A Variant on "Statistically Controlling for Confounding Constructs is Harder than you Think"

Yesterday, a coworker pointed me to a new paper by Jacob Westfall and Tal Yarkoni called “Statistically controlling for confounding constructs is harder than you think”. I quite like the paper, which describes some problems that arise when drawing conclusions about the relationships between theoretical constructs using only measurements of observables that are, at best, approximations to those theoretical constructs.

Given their intended audience, I think Westfall and Yarkoni’s approach is close to optimal: they motivate their concerns using examples that depend only upon the reader having a basic understanding of linear regression and measurement error. That said, the paper made me wish that more psychologists were familiar with Judea Pearl’s work on graphical techniques for describing causal relationships.

To see how a graphical modeling approach could be used to articulate Westfall and Yarkoni’s point, let’s assume that the true causal structure of the world looks like the graph shown in Figure 1 below:

Figure 1

For those who’ve never seen such a graph before, the edges are directed in a way that indicates causal influence. This graph says that the objective temperature on any given day is the sole cause of (a) the subjective temperature experienced by any person, (b) the amount of ice cream consumed on that day, and (c) the number of deaths in swimming pools on the day.

If this graph reflects the true causal structure of the world, then the only safe way to analyze data about the relationship between ice cream consumption and swimming pool deaths is to condition on objective temperature. If highlighting represents conditioning on a variable, the conclusion is that a correct analysis must look like the following colored-in graph:

Figure 2

Westfall and Yarkoni’s point is that this correct analysis is frequently not performed because the objective temperature variable is not observed and therefore cannot be conditioned on. As such, one conditions on subjective temperature instead of objective temperature, leading to this colored-in graph:

Figure 3

The problem with conditioning on subjective temperature instead of objective temperature is that you have failed to block the relevant path in the graph, which is the one that links ice cream consumption and swimming pool deaths by passing through objective temperature. Because the relevant path of dependence is not properly blocked, an erroneous relationship between ice cream consumption and swimming pool deaths leaks through. It is this leaking through that causes the high false positive rates that are the focus of Westfall and Yarkoni’s paper.

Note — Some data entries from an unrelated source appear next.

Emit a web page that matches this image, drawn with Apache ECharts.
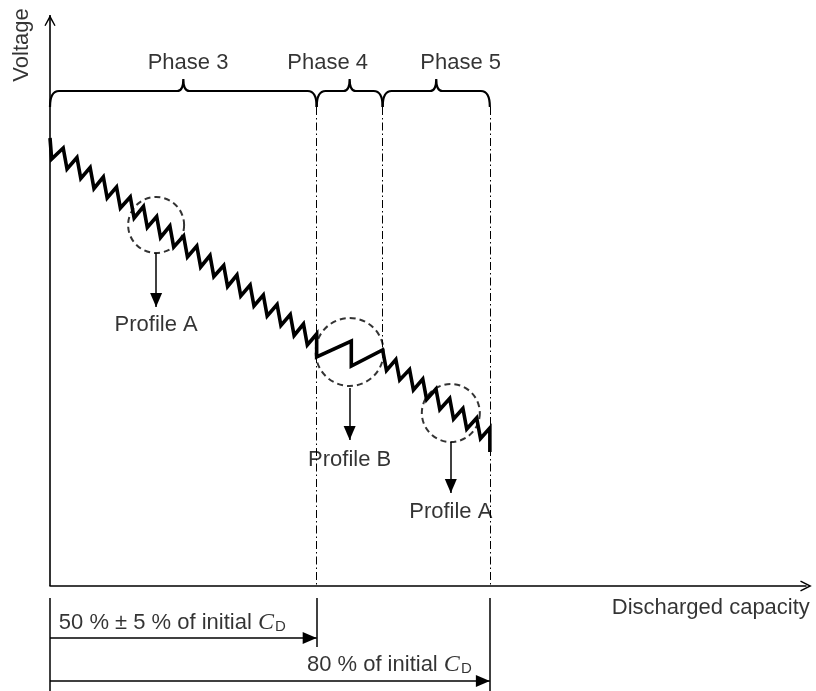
<!DOCTYPE html>
<html>
<head>
<meta charset="utf-8">
<script src="https://cdn.jsdelivr.net/npm/echarts@6/dist/echarts.min.js"></script>
<style>
html, body { margin: 0; padding: 0; background: #fff; }
#chart { width: 816px; height: 691px; }
</style>
</head>
<body>
<div id="chart"></div>
<script>
'use strict';
// x: discharged capacity (% of initial C_D), y: voltage (arbitrary units)
const phaseBounds = [0, 48.5, 60.5, 80];
const phaseNames = ['Phase 3', 'Phase 4', 'Phase 5'];
const phaseLabelX = [25.1, 50.5, 74.7];

const profile = [
    [0.0, 89.6], [0.3, 85.4], [2.4, 87.6], [3.1, 83.4], [4.9, 85.7], [5.6, 81.5],
    [7.3, 83.7], [8.0, 79.5], [9.7, 81.8], [10.4, 77.6], [12.1, 79.8], [12.8, 75.6],
    [14.6, 77.8], [15.3, 73.6], [17.0, 75.9], [17.7, 71.7], [19.4, 73.9], [20.1, 69.7],
    [21.8, 72.0], [22.5, 67.8], [24.3, 70.0], [25.0, 65.8], [26.7, 68.0], [27.4, 63.8],
    [29.1, 66.1], [29.8, 61.9], [31.6, 64.1], [32.3, 59.9], [34.0, 62.2], [34.7, 58.0],
    [36.4, 60.2], [37.1, 56.0], [38.8, 58.2], [39.5, 54.0], [41.3, 56.3], [42.0, 52.1],
    [43.7, 54.3], [44.4, 50.1], [46.1, 52.4], [46.8, 48.2], [48.5, 50.4], [48.5, 45.8],
    // phase 4
    [54.8, 49.0], [54.8, 44.0], [60.5, 47.2],
    // phase 5
    [61.2, 43.1], [62.9, 45.3], [63.6, 41.2], [65.4, 43.3], [66.1, 39.2], [67.8, 41.4],
    [68.5, 37.3], [70.2, 39.4], [70.9, 35.3], [72.7, 37.5], [73.4, 33.4], [75.1, 35.5],
    [75.8, 31.4], [77.6, 33.6], [78.3, 29.5], [80.0, 31.6], [80.0, 26.8]
];

const circleCenters = [[19.3, 72.2], [54.5, 46.8], [72.9, 34.6]];
const profileNames = ['Profile A', 'Profile B', 'Profile A'];
// [x, from, to]
const profileArrows = [[19.3, 66.6, 55.8], [54.5, 39.6, 29.2], [72.9, 28.8, 18.6]];
const profileLabelY = [52.2, 25.2, 14.8];
const capacityTexts = ['50 % \u00b1 5 % of initial {c|C}{d|D}', '80 % of initial {c|C}{d|D}'];

// layout (voltage units)
const X_MAX = 137.5;
const Y_MIN = -21;
const Y_MAX = 114.2;
const BRACE_END = 95.8;
const BRACE_FLAT = 99.0;
const BRACE_TIP = 101.4;
const PHASE_LABEL_Y = 104.6;
const circleSizes = [56, 68, 58];

const FONT = 'Liberation Sans, Arial, sans-serif';
const TRI = 'path://M14,14 L20,28 L8,28 Z M0,0 L0,0 M28,28 L28,28';
const CHEVRON_UP = 'path://M12,12 L17.6,22.4 L16.4,23 L12,15.2 L7.6,23 L6.4,22.4 Z M0,0 L0,0 M24,24 L24,24';
const CHEVRON_AXIS = 'path://M5,0 L10,10 L8.8,10.6 L5,3 L1.2,10.6 L0,10 Z';

function seg(x1, y1, x2, y2) {
    return [{ coord: [x1, y1] }, { coord: [x2, y2] }];
}

function renderBrace(params, api) {
    const x0 = api.value(0);
    const x1 = api.value(1);
    const a = api.coord([x0, BRACE_END]);
    const b = api.coord([x1, BRACE_END]);
    const m = api.coord([(x0 + x1) / 2, BRACE_TIP]);
    const yf = api.coord([x0, BRACE_FLAT])[1];
    const r = 9;
    const t = 6;
    const d = 'M' + a[0] + ',' + a[1] +
        ' Q' + a[0] + ',' + yf + ' ' + (a[0] + r) + ',' + yf +
        ' L' + (m[0] - t) + ',' + yf +
        ' Q' + m[0] + ',' + yf + ' ' + m[0] + ',' + m[1] +
        ' Q' + m[0] + ',' + yf + ' ' + (m[0] + t) + ',' + yf +
        ' L' + (b[0] - r) + ',' + yf +
        ' Q' + b[0] + ',' + yf + ' ' + b[0] + ',' + b[1];
    return {
        type: 'path',
        shape: { pathData: d },
        style: { stroke: '#000', lineWidth: 2.2, fill: 'none' }
    };
}

const notes = [];
function note(text, x, y, align, rotate) {
    notes.push({ name: text, value: [x, y], label: { align: align || 'center', rotate: rotate || 0 } });
}
note('Voltage', -5.1, 108.2, 'center', 90);
phaseNames.forEach((n, i) => note(n, phaseLabelX[i], PHASE_LABEL_Y));
profileNames.forEach((n, i) => note(n, profileArrows[i][0], profileLabelY[i]));
note('Discharged capacity', 138.2, -4.4, 'right');
note(capacityTexts[0], 1.6, -7.4, 'left');
note(capacityTexts[1], 76.7, -15.8, 'right');

const braces = [];
for (let i = 0; i < phaseNames.length; i++) {
    braces.push([phaseBounds[i], phaseBounds[i + 1]]);
}

const chart = echarts.init(document.getElementById('chart'));
chart.setOption({
    animation: false,
    backgroundColor: '#fff',
    grid: { left: 50, right: 10, top: 15, bottom: 0, outerBoundsMode: 'none' },
    xAxis: {
        type: 'value',
        min: 0,
        max: X_MAX,
        axisLine: {
            onZero: true,
            symbol: ['none', CHEVRON_AXIS],
            symbolSize: [11, 12],
            lineStyle: { color: '#000', width: 1.6 }
        },
        axisTick: { show: false },
        axisLabel: { show: false },
        splitLine: { show: false }
    },
    yAxis: {
        type: 'value',
        min: Y_MIN,
        max: Y_MAX,
        axisLine: { show: false },
        axisTick: { show: false },
        axisLabel: { show: false },
        splitLine: { show: false }
    },
    series: [
        {
            // phase boundaries and capacity marks
            type: 'line',
            data: [],
            silent: true,
            markLine: {
                silent: true,
                symbol: 'none',
                label: { show: false },
                lineStyle: { color: '#000', width: 1, type: [8, 3, 1.5, 3] },
                data: [
                    seg(phaseBounds[1], BRACE_END, phaseBounds[1], 0),
                    seg(phaseBounds[2], BRACE_END, phaseBounds[2], 47.2),
                    seg(phaseBounds[3], BRACE_END, phaseBounds[3], 0)
                ]
            }
        },
        {
            type: 'line',
            data: [],
            silent: true,
            markLine: {
                silent: true,
                symbol: 'none',
                label: { show: false },
                lineStyle: { color: '#000', width: 1.5, type: 'solid' },
                data: [
                    seg(0, -2.4, 0, Y_MIN),
                    seg(phaseBounds[1], -2.4, phaseBounds[1], -12.2),
                    seg(phaseBounds[3], -2.4, phaseBounds[3], Y_MIN)
                ]
            }
        },
        {
            // y axis with open arrow
            type: 'line',
            data: [],
            silent: true,
            markLine: {
                silent: true,
                symbol: ['none', CHEVRON_UP],
                symbolSize: 24,
                label: { show: false },
                lineStyle: { color: '#000', width: 1.6, type: 'solid' },
                data: [seg(0, 0, 0, Y_MAX)]
            }
        },
        {
            // arrows
            type: 'line',
            data: [],
            silent: true,
            markLine: {
                silent: true,
                symbol: ['none', TRI],
                symbolSize: 28,
                label: { show: false },
                lineStyle: { color: '#000', width: 1.5, type: 'solid' },
                data: profileArrows.map(a => seg(a[0], a[1], a[0], a[2])).concat([
                    seg(0, -10.4, phaseBounds[1], -10.4),
                    seg(0, -19.0, phaseBounds[3], -19.0)
                ])
            }
        },
        {
            type: 'line',
            name: 'Voltage',
            data: profile,
            showSymbol: false,
            symbol: 'none',
            silent: true,
            lineStyle: { color: '#000', width: 3.6, join: 'miter', miterLimit: 3 },
            z: 3
        },
        {
            type: 'scatter',
            data: circleCenters.map((c, i) => ({ value: c, symbolSize: circleSizes[i] })),
            symbol: 'circle',
            silent: true,
            itemStyle: { color: 'rgba(0,0,0,0)', borderColor: '#000', borderWidth: 2, borderType: [6, 4] },
            z: 4
        },
        {
            type: 'custom',
            data: braces,
            renderItem: renderBrace,
            silent: true,
            clip: false
        },
        {
            type: 'scatter',
            data: notes,
            symbolSize: 1,
            silent: true,
            clip: false,
            itemStyle: { color: 'rgba(0,0,0,0)' },
            label: {
                show: true,
                position: 'inside',
                verticalAlign: 'middle',
                formatter: '{b}',
                color: '#000',
                fontFamily: FONT,
                fontSize: 22,
                rich: {
                    c: { fontFamily: 'Liberation Serif, serif', fontStyle: 'italic', fontSize: 24, color: '#000' },
                    d: { fontFamily: FONT, fontSize: 15, color: '#000', padding: [8, 0, 0, 1] }
                }
            },
            z: 5
        }
    ]
});
window.addEventListener('resize', () => chart.resize());
</script>
</body>
</html>
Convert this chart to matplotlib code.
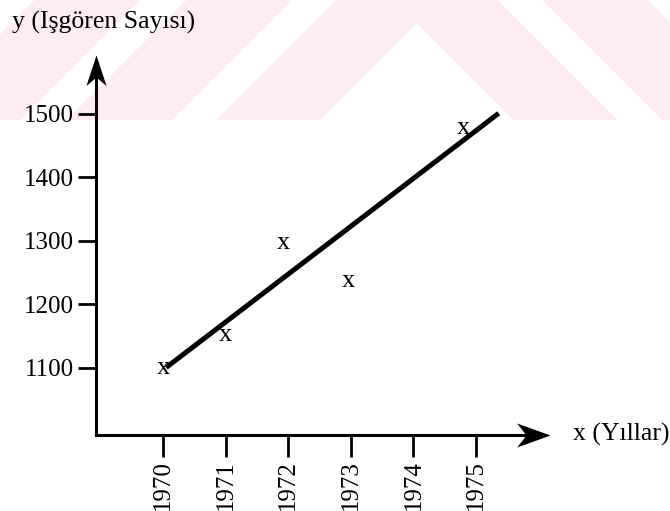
import numpy as np
import matplotlib.pyplot as plt
from matplotlib.path import Path

plt.rcParams['font.family'] = ['Liberation Serif', 'DejaVu Serif']

# veriler
yillar = [1970, 1971, 1971.92, 1972.96, 1974.8]
isgoren = [1100, 1152, 1297, 1236, 1478]
trend_x = [1970.05, 1975.36]
trend_y = [1100, 1501]
x_ticks = [1970, 1971, 1972, 1973, 1974, 1975]
y_ticks = [1100, 1200, 1300, 1400, 1500]

fig = plt.figure(figsize=(6.7, 5.11), dpi=100)

# arka plandaki soluk pembe filigran
H, W = 511, 670
yy, xx = np.mgrid[0:H, 0:W] + 0.5
s = np.where(xx < 417, xx + yy, 834 - xx + yy)
beyaz = (s < 35) | ((s > 140) & (s < 187)) | ((s > 292) & (s < 337)) | (s > 440) | (yy > 120)
pembe = np.array([253, 237, 240]) / 255
img = np.where(beyaz[..., None], np.ones(3), pembe)
bg = fig.add_axes([0, 0, 1, 1], zorder=-1)
bg.imshow(img, extent=[0, W, H, 0], aspect='auto', interpolation='bilinear')
bg.axis('off')

ax = fig.add_axes([0.1433, 0.1487, 0.6776, 0.7437])
ax.patch.set_alpha(0)
ax.set_xlim(1968.93, 1976.18)
ax.set_ylim(993.5, 1593)
for sp in ax.spines.values():
    sp.set_visible(False)

# eksen cizgileri ve tirnakli ok uclari
ok_sag = Path([(0, 0), (-1, 0.36), (-0.72, 0), (-1, -0.36), (0, 0)])
ok_ust = Path([(0, 0), (-0.33, -1), (0, -0.72), (0.33, -1), (0, 0)])
ax.plot([0, 0.97], [0, 0], color='black', lw=2.2, transform=ax.transAxes, clip_on=False)
ax.plot([0, 0], [0, 0.96], color='black', lw=2.2, transform=ax.transAxes, clip_on=False)
ax.plot([1], [0], marker=ok_sag, ms=48, color='black', mew=0, transform=ax.transAxes, clip_on=False)
ax.plot([0], [1], marker=ok_ust, ms=44, color='black', mew=0, transform=ax.transAxes, clip_on=False)

ax.set_xticks(x_ticks)
ax.set_xticklabels([str(t) for t in x_ticks], rotation=90, fontsize=18)
ax.set_yticks(y_ticks)
ax.set_yticklabels([str(t) for t in y_ticks], fontsize=18)
ax.tick_params(axis='x', length=16, width=2, pad=2, direction='out')
ax.tick_params(axis='y', length=13, width=2, pad=3, direction='out')

# regresyon dogrusu
ax.plot(trend_x, trend_y, color='black', lw=3.6, solid_capstyle='butt', clip_on=False)

# gozlem noktalari "x" harfi ile
for xi, yi in zip(yillar, isgoren):
    ax.text(xi, yi, 'x', fontsize=19, ha='center', va='center')

fig.text(12 / 670, 1 - 29 / 511, 'y (Işgören Sayısı)', fontsize=18.5, va='baseline')
fig.text(573 / 670, 1 - 434 / 511, 'x (Yıllar)', fontsize=18.5, va='center')

plt.savefig('out.png', dpi=100)
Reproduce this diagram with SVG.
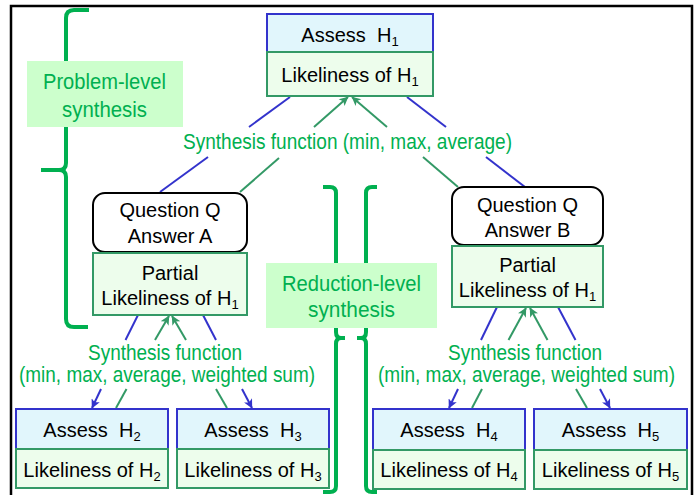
<svg xmlns="http://www.w3.org/2000/svg" width="699" height="495" viewBox="0 0 699 495">
<defs>
<style>
.frame{fill:none;stroke:#000;stroke-width:2.5}
.assess{fill:#e1f6fc;stroke:#3333cc;stroke-width:2}
.like{fill:#edfdec;stroke:#339966;stroke-width:2}
.q{fill:#fff;stroke:#000;stroke-width:2}
.t{font-family:"Liberation Sans",Arial,sans-serif;font-size:20px;fill:#000;text-anchor:middle}
.sub{font-size:13px}
.g{font-family:"Liberation Sans",Arial,sans-serif;font-size:22px;fill:#00b050}
.lbl{fill:#ccffcc}
.brace{fill:none;stroke:#00b050;stroke-width:4;stroke-linejoin:round}
.cb{stroke:#3333cc;stroke-width:2;fill:none}
.cg{stroke:#339966;stroke-width:2;fill:none}
</style>
<marker id="ag" viewBox="0 0 10 10" refX="9.5" refY="5" markerWidth="10" markerHeight="9" markerUnits="userSpaceOnUse" orient="auto"><path d="M0,0 L10,5 L0,10 L2.5,5 z" fill="#339966"/></marker>
<marker id="ab" viewBox="0 0 10 10" refX="9.5" refY="5" markerWidth="10" markerHeight="9" markerUnits="userSpaceOnUse" orient="auto"><path d="M0,0 L10,5 L0,10 L2.5,5 z" fill="#3333cc"/></marker>
</defs>

<rect class="frame" x="11" y="6" width="681" height="500"/>

<g id="braces">
<path class="brace" d="M89,10 H74 Q66,10 66,18 V163 Q66,170 59,170 H41 M59,170 Q66,170 66,177 V319 Q66,327 74,327 H88"/>
<path class="brace" d="M323,187 H330 Q336,187 336,193 V332 Q336,338 341,338 H345 M341,338 Q336,338 336,344 V486 Q336,492 330,492 H323"/>
<path class="brace" d="M377,187 H372 Q366,187 366,193 V332 Q366,338 361,338 H357 M361,338 Q366,338 366,344 V486 Q366,492 372,492 H377"/>
</g>

<g id="label-problem-level">
<rect class="lbl" x="27" y="61" width="156" height="66"/>
<text class="g" x="43" y="89" textLength="123" lengthAdjust="spacingAndGlyphs">Problem-level</text>
<text class="g" x="62" y="117" textLength="85" lengthAdjust="spacingAndGlyphs">synthesis</text>
</g>

<g id="label-reduction-level">
<rect class="lbl" x="266" y="263" width="171" height="65"/>
<text class="g" x="282" y="291" textLength="139" lengthAdjust="spacingAndGlyphs">Reduction-level</text>
<text class="g" x="308" y="317" textLength="87" lengthAdjust="spacingAndGlyphs">synthesis</text>
</g>

<g id="connectors">
<!-- top level -->
<line class="cb" x1="290" y1="97" x2="249" y2="127"/>
<line class="cb" x1="208" y1="157" x2="160" y2="192"/>
<line class="cb" x1="407" y1="97" x2="446" y2="127"/>
<line class="cb" x1="486" y1="157" x2="525" y2="187"/>
<line class="cg" x1="314" y1="127" x2="348" y2="97" marker-end="url(#ag)"/>
<line class="cg" x1="240" y1="192" x2="279" y2="158"/>
<line class="cg" x1="387" y1="127" x2="352" y2="97" marker-end="url(#ag)"/>
<line class="cg" x1="423" y1="157" x2="458" y2="187"/>
<!-- lower left -->
<line class="cb" x1="138" y1="315" x2="125.5" y2="340"/>
<line class="cb" x1="101" y1="389" x2="92" y2="408" marker-end="url(#ab)"/>
<line class="cb" x1="203" y1="315" x2="216" y2="340"/>
<line class="cb" x1="242" y1="389" x2="252" y2="408" marker-end="url(#ab)"/>
<line class="cg" x1="155" y1="340" x2="169" y2="316" marker-end="url(#ag)"/>
<line class="cg" x1="126.5" y1="389" x2="116" y2="408"/>
<line class="cg" x1="186" y1="340" x2="172" y2="316" marker-end="url(#ag)"/>
<line class="cg" x1="216" y1="389" x2="227" y2="408"/>
<!-- lower right -->
<line class="cb" x1="497" y1="307" x2="481" y2="340"/>
<line class="cb" x1="458" y1="389" x2="449" y2="408" marker-end="url(#ab)"/>
<line class="cb" x1="558" y1="307" x2="575.5" y2="340"/>
<line class="cb" x1="600" y1="389" x2="610" y2="408" marker-end="url(#ab)"/>
<line class="cg" x1="508.5" y1="340" x2="526" y2="308" marker-end="url(#ag)"/>
<line class="cg" x1="482" y1="389" x2="472" y2="408"/>
<line class="cg" x1="547.5" y1="340" x2="530" y2="308" marker-end="url(#ag)"/>
<line class="cg" x1="576" y1="389" x2="587" y2="408"/>
</g>

<g id="connector-labels">
<text class="g" x="183" y="149" textLength="329" lengthAdjust="spacingAndGlyphs">Synthesis function (min, max, average)</text>
<text class="g" x="88" y="360" textLength="154" lengthAdjust="spacingAndGlyphs">Synthesis function</text>
<text class="g" x="19" y="382" textLength="296" lengthAdjust="spacingAndGlyphs">(min, max, average, weighted sum)</text>
<text class="g" x="448" y="360" textLength="154" lengthAdjust="spacingAndGlyphs">Synthesis function</text>
<text class="g" x="378" y="382" textLength="297" lengthAdjust="spacingAndGlyphs">(min, max, average, weighted sum)</text>
</g>

<g id="node-h1">
<rect class="assess" x="267" y="14" width="166" height="38"/>
<rect class="like" x="267" y="52" width="166" height="44"/>
<text class="t" x="350" y="42">Assess&#160; H<tspan class="sub" dy="4">1</tspan></text>
<text class="t" x="350" y="82">Likeliness of H<tspan class="sub" dy="4">1</tspan></text>
</g>

<g id="node-qa">
<rect class="q" x="93" y="193" width="154" height="59" rx="12"/>
<text class="t" x="170" y="217">Question Q</text>
<text class="t" x="170" y="243">Answer A</text>
</g>
<g id="node-partial-a">
<rect class="like" x="93" y="253" width="154" height="62"/>
<text class="t" x="170" y="280">Partial</text>
<text class="t" x="170" y="305">Likeliness of H<tspan class="sub" dy="4">1</tspan></text>
</g>

<g id="node-qb">
<rect class="q" x="452" y="187" width="151" height="58" rx="12"/>
<text class="t" x="527.5" y="212">Question Q</text>
<text class="t" x="527.5" y="237">Answer B</text>
</g>
<g id="node-partial-b">
<rect class="like" x="452" y="246" width="151" height="61"/>
<text class="t" x="527.5" y="272">Partial</text>
<text class="t" x="527.5" y="297">Likeliness of H<tspan class="sub" dy="4">1</tspan></text>
</g>

<g id="node-h2">
<rect class="assess" x="16" y="409" width="152" height="40"/>
<rect class="like" x="16" y="449" width="152" height="39"/>
<text class="t" x="92" y="437">Assess&#160; H<tspan class="sub" dy="4">2</tspan></text>
<text class="t" x="92" y="477">Likeliness of H<tspan class="sub" dy="4">2</tspan></text>
</g>
<g id="node-h3">
<rect class="assess" x="177" y="409" width="152" height="40"/>
<rect class="like" x="177" y="449" width="152" height="39"/>
<text class="t" x="253" y="437">Assess&#160; H<tspan class="sub" dy="4">3</tspan></text>
<text class="t" x="253" y="477">Likeliness of H<tspan class="sub" dy="4">3</tspan></text>
</g>
<g id="node-h4">
<rect class="assess" x="373" y="409" width="152" height="41"/>
<rect class="like" x="373" y="450" width="152" height="39"/>
<text class="t" x="449" y="437">Assess&#160; H<tspan class="sub" dy="4">4</tspan></text>
<text class="t" x="449" y="477">Likeliness of H<tspan class="sub" dy="4">4</tspan></text>
</g>
<g id="node-h5">
<rect class="assess" x="534" y="409" width="153" height="41"/>
<rect class="like" x="534" y="450" width="153" height="39"/>
<text class="t" x="610.5" y="437">Assess&#160; H<tspan class="sub" dy="4">5</tspan></text>
<text class="t" x="610.5" y="477">Likeliness of H<tspan class="sub" dy="4">5</tspan></text>
</g>
</svg>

One reason I like this graphical approach is that it makes it clear that the opposite problem can occur as well: the world might have also have a causal structure such that one must condition on subjective temperature, but conditioning on objective temperature is always insufficient.

To see how that could occur, consider this alternative hypothetical causal structure for the world:

Figure 4

If this alternative structure were correct, then a correct analysis would need to color in subjective temperature:

Figure 5

An incorrect analysis would be to color in objective temperature rather than subjective temperature:

Figure 6

But, somewhat surprising, coloring in both would be fine:

Figure 7

It’s taken me some time to master this formalism, but I now find it quite easy to reason about these kinds of issues thanks to the brevity of graphical models as a notational technique. I’d love to see this approach become more popular in psychology, given that it has already become quite widespread in other fields. Of course, Westfall and Yarkoni are already advocating for something very similar by advocating for the use of SEM’s, but the graphical approach is strictly more general than SEM’s and, in my personal opinion, strictly simpler to reason about.